An example to run (note that you cannot start more app containers than the number of Neuron cores):

  mkdir -p /tmp/neuron_rtd_sock
  chmod o+rwx /tmp/neuron_rtd_sock
  docker run --rm -it -d --env AWS_NEURON_VISIBLE_DEVICES="0" --cap-add SYS_ADMIN --cap-add IPC_LOCK -v /tmp/neuron_rtd_sock/:/sock -it qianl15/neuron-rtd:latest
  docker run --rm -it -d  --env NEURON_RTD_ADDRESS=unix:/sock/neuron.sock \
         -v /tmp/neuron_rtd_sock/:/sock \
         --env AWS_NEURON_VISIBLE_DEVICES="0" qianl15/neuron-tf:latest ./infer_resnet50.py

GNMT-nvpy Docker

This docker container is used to run translate model, GNMT-nvpy, a RNN trained with NVIDIA optimized PyTorch.

To build from within this directory:

docker build -t gnmt-infaas -f Dockerfile.gnmt-nvpy ../

We have pre-built and make the container images available on docker hub:

docker pull qianl15/gnmt-infaas:latest

This container can be used with or without GPU; to use GPU, simply replacing docker with nvidia-docker.
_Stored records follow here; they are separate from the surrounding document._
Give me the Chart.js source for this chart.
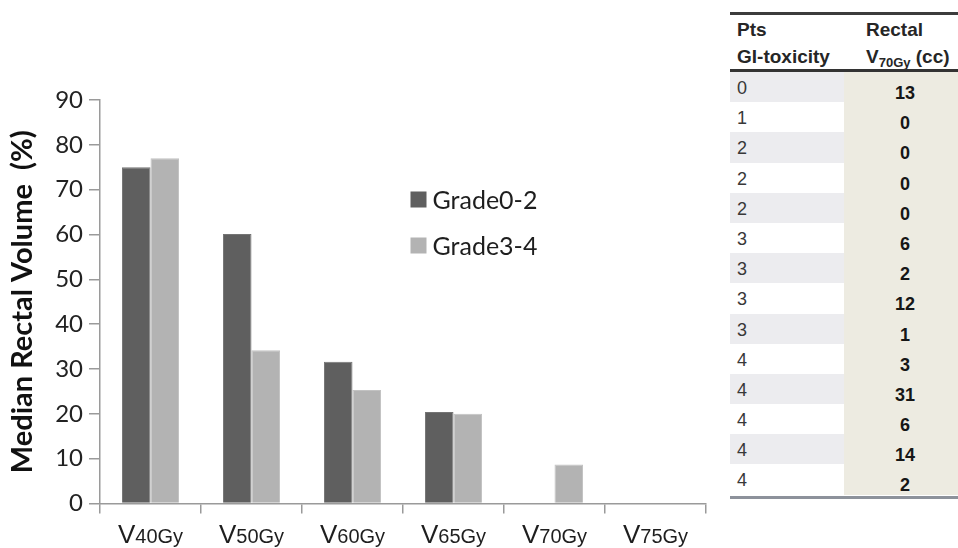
<!DOCTYPE html>
<html>
<head>
<meta charset="utf-8">
<script src="https://cdn.jsdelivr.net/npm/chart.js@4"></script>
<style>
  html, body { margin:0; padding:0; background:#fff; }
  body { width:958px; height:548px; position:relative; overflow:hidden; }
  #wrap { position:absolute; left:0; top:0; width:720px; height:548px; }
  .rule { position:absolute; left:730px; width:228px; z-index:10; }
  #tbl { position:absolute; left:730px; top:14px; width:228px; font-family:"Liberation Sans", Arial, sans-serif; }
  #tbl .head { height:56px; display:flex; }
  #tbl .head div { font-weight:bold; font-size:19px; line-height:27px; color:#262626; padding-top:2px; }
  #tbl .hline { height:2px; }
  #tbl .h1 { width:114px; padding-left:7px; box-sizing:border-box; white-space:nowrap; }
  #tbl .h2 { width:114px; padding-left:22px; box-sizing:border-box; white-space:nowrap; }
  #tbl .h2 sub { font-size:13px; vertical-align:-4px; line-height:0; }
  #tbl .row { display:flex; height:30.2px; }
  #tbl .c1 { width:114px; padding-left:7px; box-sizing:border-box; font-size:18px; line-height:30.2px; color:#383838; }
  #tbl .c1 span { position:relative; top:1px; }
  #tbl .c2 { width:114px; padding-left:8px; box-sizing:border-box; background:#edebe1; text-align:center; font-size:18px; font-weight:bold; line-height:30.2px; color:#161616; }
  #tbl .c2 span { position:relative; top:6px; }
  #tbl .row.s .c1 { background:#ececef; }
</style>
</head>
<body>
<div id="wrap"><canvas id="c" width="720" height="548"></canvas></div>
<div id="tbl"></div>
<div class="rule" style="top:12px;height:3px;background:#3c3c3c;"></div>
<div class="rule" style="top:69px;height:3px;background:#333333;"></div>
<div class="rule" style="top:496px;height:3px;background:#8d929b;"></div>
<script>
// ---- chart data ----
const categories = ['V40Gy', 'V50Gy', 'V60Gy', 'V65Gy', 'V70Gy', 'V75Gy'];
const seriesNames = ['Grade0-2', 'Grade3-4'];
const grade02 = [75, 60.1, 31.6, 20.4, 0, 0];
const grade34 = [77, 34.2, 25.3, 20.0, 8.7, 0];
const yTitle = 'Median Rectal Volume  (%)';
const yMin = 0, yMax = 90, yStep = 10;

// ---- table data ----
const tableHead1 = ['Pts', 'GI-toxicity'];
const tableHead2 = ['Rectal', 'V', '70Gy', ' (cc)'];
const ptsGrade = [0, 1, 2, 2, 2, 3, 3, 3, 3, 4, 4, 4, 4, 4];
const rectalV70 = [13, 0, 0, 0, 0, 6, 2, 12, 1, 3, 31, 6, 14, 2];

const colors = ['#5f5f5f', '#b3b3b3'];
const borderColors = ['#747474', '#c2c2c2'];

// build table
(function () {
  const t = document.getElementById('tbl');
  let h = '';
  h += '<div class="head"><div class="h1">' + tableHead1[0] + '<br>' + tableHead1[1] + '</div>' +
       '<div class="h2">' + tableHead2[0] + '<br>' + tableHead2[1] + '<sub>' + tableHead2[2] + '</sub>' + tableHead2[3] + '</div></div>';
  h += '<div class="hline"></div>';
  ptsGrade.forEach((g, i) => {
    h += '<div class="row' + (i % 2 === 0 ? ' s' : '') + '"><div class="c1"><span>' + g + '</span></div><div class="c2"><span>' + rectalV70[i] + '</span></div></div>';
  });
  t.innerHTML = h;
})();

const xLabelPlugin = {
  id: 'xLabels',
  afterDraw(chart) {
    const xs = chart.scales.x;
    const ctx = chart.ctx;
    ctx.save();
    ctx.fillStyle = '#1e1e1e';
    ctx.textBaseline = 'alphabetic';
    ctx.textAlign = 'left';
    const bigFont = '26px "Liberation Sans", Arial, sans-serif';
    const smallFont = '20px "Liberation Sans", Arial, sans-serif';
    const baseY = xs.bottom - 5;
    categories.forEach((lab, i) => {
      const a = lab.slice(0, 1), b = lab.slice(1);
      ctx.font = bigFont; const wa = ctx.measureText(a).width;
      ctx.font = smallFont; const wb = ctx.measureText(b).width;
      const cx = xs.getPixelForValue(i);
      const x0 = cx - (wa + wb) / 2;
      ctx.font = bigFont; ctx.fillText(a, x0, baseY);
      ctx.font = smallFont; ctx.fillText(b, x0 + wa, baseY);
    });
    ctx.restore();
  }
};

const legendPlugin = {
  id: 'innerLegend',
  afterDraw(chart, args, opts) {
    const ctx = chart.ctx;
    ctx.save();
    ctx.font = '25px Lato, "Open Sans", sans-serif';
    ctx.textBaseline = 'middle';
    ctx.textAlign = 'left';
    chart.data.datasets.forEach((ds, i) => {
      const y = opts.y + i * opts.gap;
      ctx.fillStyle = ds.backgroundColor;
      ctx.fillRect(opts.x, y, opts.box, opts.box);
      ctx.fillStyle = '#1e1e1e';
      ctx.fillText(ds.label, opts.x + opts.box + 6, y + opts.box / 2 + 1);
    });
    ctx.restore();
  }
};

new Chart(document.getElementById('c'), {
  type: 'bar',
  data: {
    labels: categories,
    datasets: [
      { label: seriesNames[0], data: grade02, backgroundColor: colors[0], borderColor: borderColors[0],
        borderWidth: c => (c.raw ? 1 : 0), categoryPercentage: 0.565, barPercentage: 1.0 },
      { label: seriesNames[1], data: grade34, backgroundColor: colors[1], borderColor: borderColors[1],
        borderWidth: c => (c.raw ? 1 : 0), categoryPercentage: 0.565, barPercentage: 1.0 }
    ]
  },
  options: {
    responsive: false,
    animation: false,
    devicePixelRatio: 1,
    layout: { padding: { top: 100, right: 14, left: 0, bottom: 0 } },
    plugins: {
      legend: { display: false },
      tooltip: { enabled: false },
      innerLegend: { x: 410.5, y: 191.5, box: 16, gap: 46 }
    },
    scales: {
      x: {
        ticks: { display: false },
        grid: { display: true, drawOnChartArea: false, drawTicks: true, tickLength: 10, color: '#9a9a9a', lineWidth: 1.5 },
        border: { display: true, color: '#9a9a9a', width: 1.5 },
        afterFit: s => { s.height = 44.5; }
      },
      y: {
        min: yMin, max: yMax,
        ticks: { stepSize: yStep, color: '#222', padding: 6, font: { family: 'Lato, "Open Sans", sans-serif', size: 24 } },
        grid: { display: true, drawOnChartArea: false, drawTicks: true, tickLength: 11, color: '#9a9a9a', lineWidth: 1.5 },
        border: { display: true, color: '#9a9a9a', width: 1.5 },
        title: { display: true, text: yTitle, color: '#111', padding: { top: 5, bottom: 0 },
                 font: { family: 'Lato, "Open Sans", sans-serif', size: 29, weight: 'bold' } },
        afterFit: s => { s.width = 100; }
      }
    }
  },
  plugins: [xLabelPlugin, legendPlugin]
});
</script>
</body>
</html>
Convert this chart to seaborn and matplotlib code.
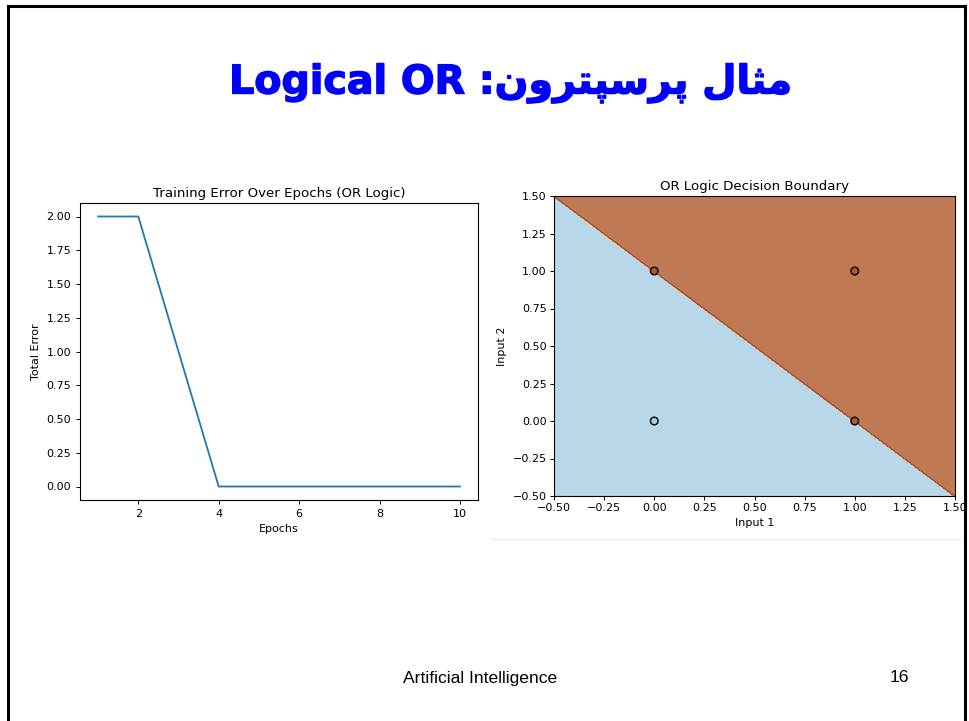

To run using the docker cli:

docker run --init -it --rm --ipc=host -v /tmp/models:/tmp/model  -p <port>:<port> gnmt-infaas:latest ./gnmt_container.py [arguments]

optional arguments:
  -h, --help           show this help message and exit
  --cuda               Use cuda (GPU) for inference.
  --no-cuda            Use CPU for inference.
  --math {fp16,fp32}   Precision. FP16 only supported on GPU.
  --beam-size {1,2,5}  Beam size (e.g., 1, 2, 5)
  --model MODEL        Model name to load
  --port PORT          Port to listen on

CPU Example:

docker run --init -it --rm --ipc=host -v /tmp/models:/tmp/model  -p 9001:9001 gnmt-infaas:latest ./gnmt_container.py --model gnmt_ende4_cpu_fp32_2 --no-cuda --math fp32 --port 9001 --beam-size 2

Note:

GPU Example:

nvidia-docker run --init -it --rm --ipc=host -v /tmp/models:/tmp/model  -p 9001:9001 gnmt-infaas:latest ./gnmt_container.py --model gnmt_ende4_gpu_fp16_2 --cuda --math fp16 --port 9001 --beam-size 2

Note: gnmt_ende4_cpu_fp32_2 means a CPU model with FP32 and beam size 2; gnmt_ende4_gpu_fp32_2 means a GPU model with FP16 and beam size 2. Although both variants have the same checkpoint file: model_best.pth. gnmt = Google neural machine translation; ende4 = English to German, 4-layer LSTM. The model has BLEU score 24.45 (FP32) and 24.48 (FP16).